Records for processing |
★ ★ ★ ★
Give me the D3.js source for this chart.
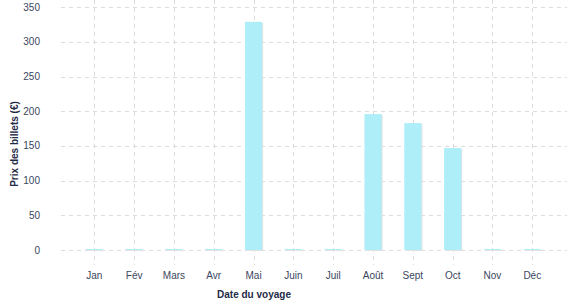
★ ★ ★ ★
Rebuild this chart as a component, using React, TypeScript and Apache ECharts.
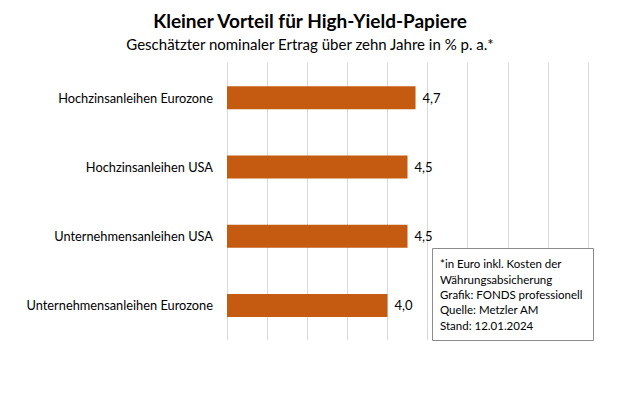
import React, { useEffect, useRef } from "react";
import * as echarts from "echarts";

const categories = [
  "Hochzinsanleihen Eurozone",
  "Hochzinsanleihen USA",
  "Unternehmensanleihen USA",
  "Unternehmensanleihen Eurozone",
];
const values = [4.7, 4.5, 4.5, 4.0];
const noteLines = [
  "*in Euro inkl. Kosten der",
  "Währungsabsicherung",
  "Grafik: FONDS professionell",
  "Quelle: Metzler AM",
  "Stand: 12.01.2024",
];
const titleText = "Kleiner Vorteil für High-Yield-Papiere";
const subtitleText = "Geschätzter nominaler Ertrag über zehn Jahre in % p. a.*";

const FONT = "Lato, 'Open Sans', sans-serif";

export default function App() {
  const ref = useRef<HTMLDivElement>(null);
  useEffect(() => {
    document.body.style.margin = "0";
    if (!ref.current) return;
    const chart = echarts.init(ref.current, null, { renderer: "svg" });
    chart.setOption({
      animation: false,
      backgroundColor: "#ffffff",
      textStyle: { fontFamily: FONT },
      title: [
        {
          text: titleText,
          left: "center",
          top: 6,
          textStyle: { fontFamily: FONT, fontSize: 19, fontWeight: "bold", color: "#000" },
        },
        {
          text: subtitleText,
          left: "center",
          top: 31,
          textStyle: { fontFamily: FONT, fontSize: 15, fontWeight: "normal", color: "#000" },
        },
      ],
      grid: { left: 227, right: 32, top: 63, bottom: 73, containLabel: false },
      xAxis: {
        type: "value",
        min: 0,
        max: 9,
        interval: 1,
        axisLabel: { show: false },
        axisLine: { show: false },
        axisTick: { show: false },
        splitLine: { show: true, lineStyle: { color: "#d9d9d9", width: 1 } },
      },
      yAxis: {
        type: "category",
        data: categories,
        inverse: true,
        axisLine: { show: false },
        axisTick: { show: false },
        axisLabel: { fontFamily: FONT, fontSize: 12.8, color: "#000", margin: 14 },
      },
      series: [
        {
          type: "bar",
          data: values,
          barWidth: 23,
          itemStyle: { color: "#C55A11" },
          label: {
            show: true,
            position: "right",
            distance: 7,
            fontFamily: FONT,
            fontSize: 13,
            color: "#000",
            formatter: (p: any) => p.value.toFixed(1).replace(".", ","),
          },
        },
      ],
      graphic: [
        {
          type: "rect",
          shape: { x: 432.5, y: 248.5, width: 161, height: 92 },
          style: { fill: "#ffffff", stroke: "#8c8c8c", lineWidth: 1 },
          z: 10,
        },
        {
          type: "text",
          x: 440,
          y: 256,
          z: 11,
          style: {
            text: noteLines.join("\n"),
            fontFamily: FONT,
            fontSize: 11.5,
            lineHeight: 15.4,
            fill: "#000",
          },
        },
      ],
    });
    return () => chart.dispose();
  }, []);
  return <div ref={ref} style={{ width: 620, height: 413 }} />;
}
★ ★ ★ ★
What is required | Pull every line containing "this" out of the data above.

Task response |
Give me the D3.js source for this chart.
Rebuild this chart as a component, using React, TypeScript and Apache ECharts.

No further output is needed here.